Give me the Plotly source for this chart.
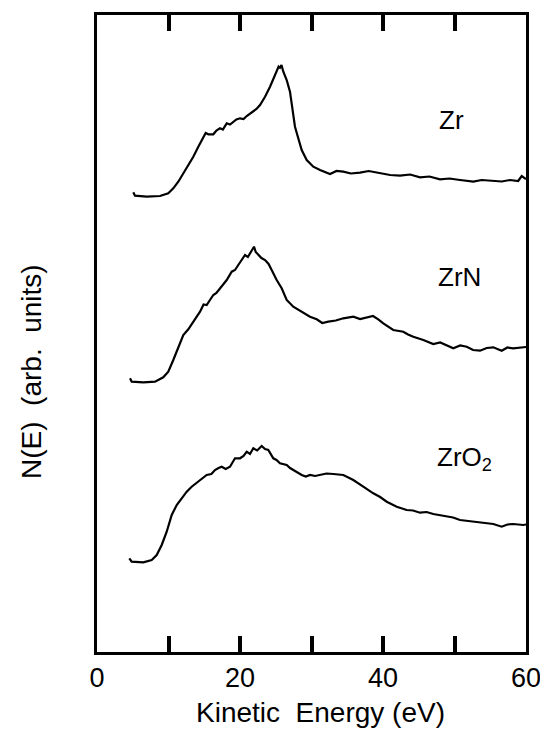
import plotly.graph_objects as go

# Kinetic energy (eV) and N(E) in arbitrary units
zr_e = [5.08, 5.31, 6.95, 8.81, 9.97, 10.67, 11.37, 12.07, 12.77, 13.47, 14.17, 14.87,
        15.2, 15.57, 16.27, 16.7, 17.2, 17.6, 18.14, 18.6, 19.06, 19.5, 20.0, 20.5, 20.94,
        21.4, 21.86, 22.3, 22.8, 23.5, 24.2, 24.66, 25.13, 25.4, 25.59, 25.8, 26.06, 26.53,
        26.99, 27.37, 27.69, 28.15, 28.63, 29.33, 30.25, 31.19, 32.59, 33.5, 34.45, 35.5,
        36.78, 38.0, 39.58, 41.0, 42.38, 43.8, 45.17, 46.5, 47.97, 49.3, 50.77, 52.63,
        53.8, 55.43, 56.6, 57.76, 58.9, 59.4, 60.0]
zr_n = [459.7, 456.3, 455.3, 456, 458.7, 463.7, 470.3, 478.7, 487, 495.3, 505.3, 515.3,
        519, 517.7, 517.7, 521.5, 523.7, 522.5, 528.7, 527.5, 530.3, 532.5, 533.7, 533, 536,
        538.5, 541, 543, 547, 555.3, 565.3, 573.7, 580.3, 585.5, 584.3, 587, 580.3, 572,
        560.3, 543.7, 525.3, 513.7, 502, 492, 485.3, 482, 478, 481, 480.3, 478.5,
        479.3, 481, 478.7, 477, 476.3, 477.5, 474.7, 475.5, 472.7, 473.5, 472, 470.3,
        472, 471, 470.5, 472, 471, 476, 473]

zrn_e = [4.62, 4.85, 6.48, 8.11, 9.27, 9.97, 10.67, 11.37, 12.07, 12.77, 13.47, 14.0,
         14.41, 14.9, 15.34, 15.8, 16.27, 16.7, 17.2, 17.7, 18.14, 18.84, 19.3, 19.76,
         20.2, 20.7, 21.1, 21.4, 21.7, 21.96, 22.2, 22.56, 23.0, 23.5, 24.0, 24.43, 25.13,
         25.83, 26.2, 26.53, 27.45, 28.63, 29.79, 30.73, 31.5, 32.35, 33.4, 34.45, 35.85,
         36.8, 37.72, 38.6, 39.34, 40.04, 41.44, 42.84, 43.5, 44.24, 45.64, 47.03, 48.0,
         48.91, 49.83, 50.8, 51.71, 52.6, 53.57, 54.5, 55.43, 56.6, 57.4, 58.22, 59.62, 60.0]
zrn_n = [273.7, 270.3, 269.7, 270.3, 274.7, 280.3, 292, 305.3, 317, 322.7, 330.3, 336,
         340.3, 347.5, 347, 352, 357, 359, 363.7, 369, 372, 380.3, 382, 387,
         392, 397, 395, 398.7, 401, 405.3, 400, 397, 394, 392, 388, 382, 372,
         363.7, 357, 352, 345.3, 340.3, 335.3, 332.7, 329, 330.3, 331.5, 333.7, 335.3,
         333, 334.7, 336, 332.7, 328.7, 322, 320.3, 317.5, 315.3, 312, 308, 309.5,
         307, 303.7, 306.5, 305.3, 302, 301.3, 304, 304.7, 301.3, 304.5, 303.7, 305.3, 305]

zro2_e = [4.52, 4.85, 6.48, 7.65, 8.35, 9.05, 9.75, 10.45, 11.15, 11.85, 12.55, 13.24,
          14.17, 14.8, 15.34, 16.0, 16.5, 17.0, 17.44, 18.0, 18.6, 19.3, 20.0, 20.5, 20.94,
          21.4, 21.86, 22.4, 23.03, 23.5, 23.96, 24.66, 25.1, 25.59, 26.53, 27.0, 27.45,
          28.0, 28.63, 29.2, 29.79, 30.5, 31.19, 32.1, 33.05, 34.45, 35.85, 36.5, 37.24,
          38.64, 39.6, 40.52, 41.92, 43.31, 44.2, 45.17, 46.1, 47.03, 48.91, 49.8, 50.77,
          52.2, 53.57, 55.43, 56.6, 57.4, 58.22, 59.62, 60.0]
zro2_n = [93.7, 90.3, 89.7, 92, 97, 107, 120.3, 137, 147, 153.7, 160.3, 165.3,
          170.3, 174, 177, 178, 182, 184, 185.3, 183, 185.3, 193.7, 193.7, 196, 200.3,
          198, 203.7, 201.5, 206, 203, 202, 193.7, 192, 188.7, 187, 184, 182,
          179.5, 177, 175.5, 177, 176, 177, 178.5, 178, 177, 172, 168.5, 165.3,
          158.7, 155, 150.3, 145.3, 142, 141.5, 139.3, 140, 138, 135.3, 134.5, 132,
          131, 129.3, 128, 125.3, 127.5, 128, 127, 127.5]

tick_vals = [0, 10, 20, 30, 40, 50, 60]
tick_text = ["0", "", "20", "", "40", "", "60"]

labels = ["Zr", "ZrN", "ZrO<sub>2</sub>"]
label_x = [49.6, 50.7, 51.4]
label_y = [532, 375, 194]

fig = go.Figure()
for e, n in [(zr_e, zr_n), (zrn_e, zrn_n), (zro2_e, zro2_n)]:
    fig.add_trace(go.Scatter(x=e, y=n, mode="lines",
                             line=dict(color="black", width=2.2),
                             showlegend=False, hoverinfo="skip"))

for t, x, y in zip(labels, label_x, label_y):
    fig.add_annotation(x=x, y=y, text=t, showarrow=False,
                       font=dict(family="Liberation Sans, Arial", size=26, color="black"))

fig.add_annotation(xref="paper", yref="paper", x=0.52, y=-0.095,
                   text="Kinetic  Energy (eV)", showarrow=False, yanchor="middle",
                   font=dict(family="Liberation Sans, Arial", size=28, color="black"))
fig.add_annotation(xref="paper", yref="paper", x=-0.154, y=0.441,
                   text="N(E)  (arb.  units)", showarrow=False, textangle=-90,
                   xanchor="center", yanchor="middle",
                   font=dict(family="Liberation Sans, Arial", size=28, color="black"))

fig.update_layout(
    template="none",
    width=540, height=732,
    margin=dict(l=97, r=14, t=15, b=80, autoexpand=False),
    plot_bgcolor="white", paper_bgcolor="white",
    xaxis=dict(range=[0, 60], tickmode="array", tickvals=tick_vals, ticktext=tick_text,
               ticks="inside", ticklen=16, tickwidth=3.5, tickcolor="black",
               showline=True, linewidth=2.5, linecolor="black", mirror="ticks",
               showgrid=False, zeroline=False, ticklabeloverflow="allow",
               automargin=False, layer="above traces",
               tickfont=dict(family="Liberation Sans, Arial", size=27, color="black")),
    yaxis=dict(range=[0, 637], showticklabels=False, ticks="",
               showline=True, linewidth=2.5, linecolor="black", mirror=True,
               showgrid=False, zeroline=False, automargin=False),
)

fig.write_html("out.html")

**Task objective:**
Write out the whole listing again, exactly, with no pictures.

**Answer in full:**
Give me the Plotly source for this chart.
import plotly.graph_objects as go

# Kinetic energy (eV) and N(E) in arbitrary units
zr_e = [5.08, 5.31, 6.95, 8.81, 9.97, 10.67, 11.37, 12.07, 12.77, 13.47, 14.17, 14.87,
        15.2, 15.57, 16.27, 16.7, 17.2, 17.6, 18.14, 18.6, 19.06, 19.5, 20.0, 20.5, 20.94,
        21.4, 21.86, 22.3, 22.8, 23.5, 24.2, 24.66, 25.13, 25.4, 25.59, 25.8, 26.06, 26.53,
        26.99, 27.37, 27.69, 28.15, 28.63, 29.33, 30.25, 31.19, 32.59, 33.5, 34.45, 35.5,
        36.78, 38.0, 39.58, 41.0, 42.38, 43.8, 45.17, 46.5, 47.97, 49.3, 50.77, 52.63,
        53.8, 55.43, 56.6, 57.76, 58.9, 59.4, 60.0]
zr_n = [459.7, 456.3, 455.3, 456, 458.7, 463.7, 470.3, 478.7, 487, 495.3, 505.3, 515.3,
        519, 517.7, 517.7, 521.5, 523.7, 522.5, 528.7, 527.5, 530.3, 532.5, 533.7, 533, 536,
        538.5, 541, 543, 547, 555.3, 565.3, 573.7, 580.3, 585.5, 584.3, 587, 580.3, 572,
        560.3, 543.7, 525.3, 513.7, 502, 492, 485.3, 482, 478, 481, 480.3, 478.5,
        479.3, 481, 478.7, 477, 476.3, 477.5, 474.7, 475.5, 472.7, 473.5, 472, 470.3,
        472, 471, 470.5, 472, 471, 476, 473]

zrn_e = [4.62, 4.85, 6.48, 8.11, 9.27, 9.97, 10.67, 11.37, 12.07, 12.77, 13.47, 14.0,
         14.41, 14.9, 15.34, 15.8, 16.27, 16.7, 17.2, 17.7, 18.14, 18.84, 19.3, 19.76,
         20.2, 20.7, 21.1, 21.4, 21.7, 21.96, 22.2, 22.56, 23.0, 23.5, 24.0, 24.43, 25.13,
         25.83, 26.2, 26.53, 27.45, 28.63, 29.79, 30.73, 31.5, 32.35, 33.4, 34.45, 35.85,
         36.8, 37.72, 38.6, 39.34, 40.04, 41.44, 42.84, 43.5, 44.24, 45.64, 47.03, 48.0,
         48.91, 49.83, 50.8, 51.71, 52.6, 53.57, 54.5, 55.43, 56.6, 57.4, 58.22, 59.62, 60.0]
zrn_n = [273.7, 270.3, 269.7, 270.3, 274.7, 280.3, 292, 305.3, 317, 322.7, 330.3, 336,
         340.3, 347.5, 347, 352, 357, 359, 363.7, 369, 372, 380.3, 382, 387,
         392, 397, 395, 398.7, 401, 405.3, 400, 397, 394, 392, 388, 382, 372,
         363.7, 357, 352, 345.3, 340.3, 335.3, 332.7, 329, 330.3, 331.5, 333.7, 335.3,
         333, 334.7, 336, 332.7, 328.7, 322, 320.3, 317.5, 315.3, 312, 308, 309.5,
         307, 303.7, 306.5, 305.3, 302, 301.3, 304, 304.7, 301.3, 304.5, 303.7, 305.3, 305]

zro2_e = [4.52, 4.85, 6.48, 7.65, 8.35, 9.05, 9.75, 10.45, 11.15, 11.85, 12.55, 13.24,
          14.17, 14.8, 15.34, 16.0, 16.5, 17.0, 17.44, 18.0, 18.6, 19.3, 20.0, 20.5, 20.94,
          21.4, 21.86, 22.4, 23.03, 23.5, 23.96, 24.66, 25.1, 25.59, 26.53, 27.0, 27.45,
          28.0, 28.63, 29.2, 29.79, 30.5, 31.19, 32.1, 33.05, 34.45, 35.85, 36.5, 37.24,
          38.64, 39.6, 40.52, 41.92, 43.31, 44.2, 45.17, 46.1, 47.03, 48.91, 49.8, 50.77,
          52.2, 53.57, 55.43, 56.6, 57.4, 58.22, 59.62, 60.0]
zro2_n = [93.7, 90.3, 89.7, 92, 97, 107, 120.3, 137, 147, 153.7, 160.3, 165.3,
          170.3, 174, 177, 178, 182, 184, 185.3, 183, 185.3, 193.7, 193.7, 196, 200.3,
          198, 203.7, 201.5, 206, 203, 202, 193.7, 192, 188.7, 187, 184, 182,
          179.5, 177, 175.5, 177, 176, 177, 178.5, 178, 177, 172, 168.5, 165.3,
          158.7, 155, 150.3, 145.3, 142, 141.5, 139.3, 140, 138, 135.3, 134.5, 132,
          131, 129.3, 128, 125.3, 127.5, 128, 127, 127.5]

tick_vals = [0, 10, 20, 30, 40, 50, 60]
tick_text = ["0", "", "20", "", "40", "", "60"]

labels = ["Zr", "ZrN", "ZrO<sub>2</sub>"]
label_x = [49.6, 50.7, 51.4]
label_y = [532, 375, 194]

fig = go.Figure()
for e, n in [(zr_e, zr_n), (zrn_e, zrn_n), (zro2_e, zro2_n)]:
    fig.add_trace(go.Scatter(x=e, y=n, mode="lines",
                             line=dict(color="black", width=2.2),
                             showlegend=False, hoverinfo="skip"))

for t, x, y in zip(labels, label_x, label_y):
    fig.add_annotation(x=x, y=y, text=t, showarrow=False,
                       font=dict(family="Liberation Sans, Arial", size=26, color="black"))

fig.add_annotation(xref="paper", yref="paper", x=0.52, y=-0.095,
                   text="Kinetic  Energy (eV)", showarrow=False, yanchor="middle",
                   font=dict(family="Liberation Sans, Arial", size=28, color="black"))
fig.add_annotation(xref="paper", yref="paper", x=-0.154, y=0.441,
                   text="N(E)  (arb.  units)", showarrow=False, textangle=-90,
                   xanchor="center", yanchor="middle",
                   font=dict(family="Liberation Sans, Arial", size=28, color="black"))

fig.update_layout(
    template="none",
    width=540, height=732,
    margin=dict(l=97, r=14, t=15, b=80, autoexpand=False),
    plot_bgcolor="white", paper_bgcolor="white",
    xaxis=dict(range=[0, 60], tickmode="array", tickvals=tick_vals, ticktext=tick_text,
               ticks="inside", ticklen=16, tickwidth=3.5, tickcolor="black",
               showline=True, linewidth=2.5, linecolor="black", mirror="ticks",
               showgrid=False, zeroline=False, ticklabeloverflow="allow",
               automargin=False, layer="above traces",
               tickfont=dict(family="Liberation Sans, Arial", size=27, color="black")),
    yaxis=dict(range=[0, 637], showticklabels=False, ticks="",
               showline=True, linewidth=2.5, linecolor="black", mirror=True,
               showgrid=False, zeroline=False, automargin=False),
)

fig.write_html("out.html")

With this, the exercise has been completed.